I was in a constant limbo between dreams and waking life, jetlagged and voiceless. And then Toni Braxton's Unbreak my Heart came up on a karaoke night. That was the end of me. With even less voice and even bigger bags under my eyes, I scraped myself together for one last night of dancing, laughing, hugging, kissing before I curled up in a ball on the plane and slept my way back to Canada.
After three months of working and living in Toronto, my body started to ache for new adventures. Getting out of the freezing cold big city life to hide under blankets and listen to stories on friends' couches sounded like the perfect soul soothing holiday. So I booked tickets to my homeland without telling anyone. I would do it all again, just for the looks on friends' faces.

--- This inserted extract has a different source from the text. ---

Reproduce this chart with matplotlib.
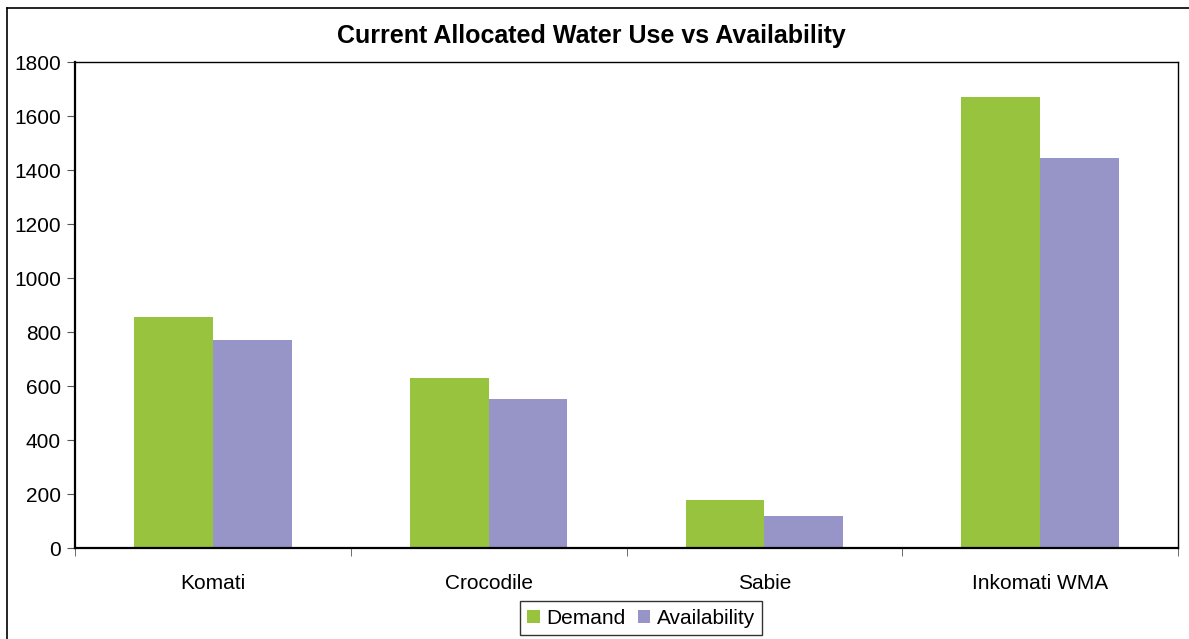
import matplotlib.pyplot as plt
import numpy as np
from matplotlib.lines import Line2D

plt.rcParams['font.family'] = ['Liberation Sans', 'DejaVu Sans']

regions = ['Komati', 'Crocodile', 'Sabie', 'Inkomati WMA']
demand = [855, 630, 178, 1670]
availability = [770, 552, 118, 1444]

W, H = 1189, 639
fig = plt.figure(figsize=(W / 100, H / 100), dpi=100)

# outer chart frame (left and top edges visible)
fig.add_artist(Line2D([7 / W, 7 / W], [0, 1 - 8 / H], transform=fig.transFigure, color='black', lw=1.2))
fig.add_artist(Line2D([7 / W, 1], [1 - 8 / H, 1 - 8 / H], transform=fig.transFigure, color='black', lw=1.2))

ax = fig.add_axes([75 / W, (H - 548) / H, 1103 / W, 486 / H])

x = np.arange(len(regions))
bw = 1 / 3.5
ax.bar(x - bw / 2, demand, bw, color='#98c33e', label='Demand')
ax.bar(x + bw / 2, availability, bw, color='#9794c8', label='Availability')

ax.set_xlim(-0.5, len(regions) - 0.5)
ax.set_ylim(0, 1800)
ax.set_yticks(np.arange(0, 1801, 200))
ax.set_xticks(x)
ax.set_xticklabels(regions)
ax.set_xticks(np.arange(-0.5, len(regions)), minor=True)
ax.tick_params(axis='x', which='major', length=0, pad=19, labelsize=15)
ax.tick_params(axis='x', which='minor', length=6, direction='out', color='#555555')
ax.tick_params(axis='y', length=6, direction='out', labelsize=15, pad=4, color='#555555')

for side in ['left', 'bottom']:
    ax.spines[side].set_linewidth(1.6)
for side in ['top', 'right']:
    ax.spines[side].set_linewidth(1.0)

fig.text(591 / W, 1 - 36 / H, 'Current Allocated Water Use vs Availability',
         ha='center', va='center', fontsize=18, fontweight='bold')

leg = fig.legend(loc='center', bbox_to_anchor=(641 / W, 1 - 618 / H), ncol=2,
                 fontsize=15, frameon=True, fancybox=False, edgecolor='black',
                 handlelength=0.6, handleheight=0.6, handletextpad=0.3,
                 columnspacing=0.6, borderpad=0.35)
leg.get_frame().set_linewidth(1.0)

fig.savefig('out.png', dpi=100)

As much as they were surprised by seeing me walk through their doors as if it had only been a week instead of a year, I surprised myself with my reaction to Belgium. Usually it's something like going to an ugly cafe filled with staff I love. I go there for the people, not so much for the place itself. Oh, and for the chocolates you get with your coffee. This time, things were different. I didn't seem to have control over one specific facial expression as I walked through streets with my mouth and eyes wide open. Totally in awe of the beauty I saw. I didn't take anything for granted. Not the views of endless fields through train windows, not the cobblestones under my feet, not a second I spent with my friends and family.
For the first time since my travelling life, I came back to Belgium and really felt at home. The community I long for wherever I go, I already have it. A tribe of the finest kind, the reason I will always go back home, even if it's just to kiss their gorgeous faces.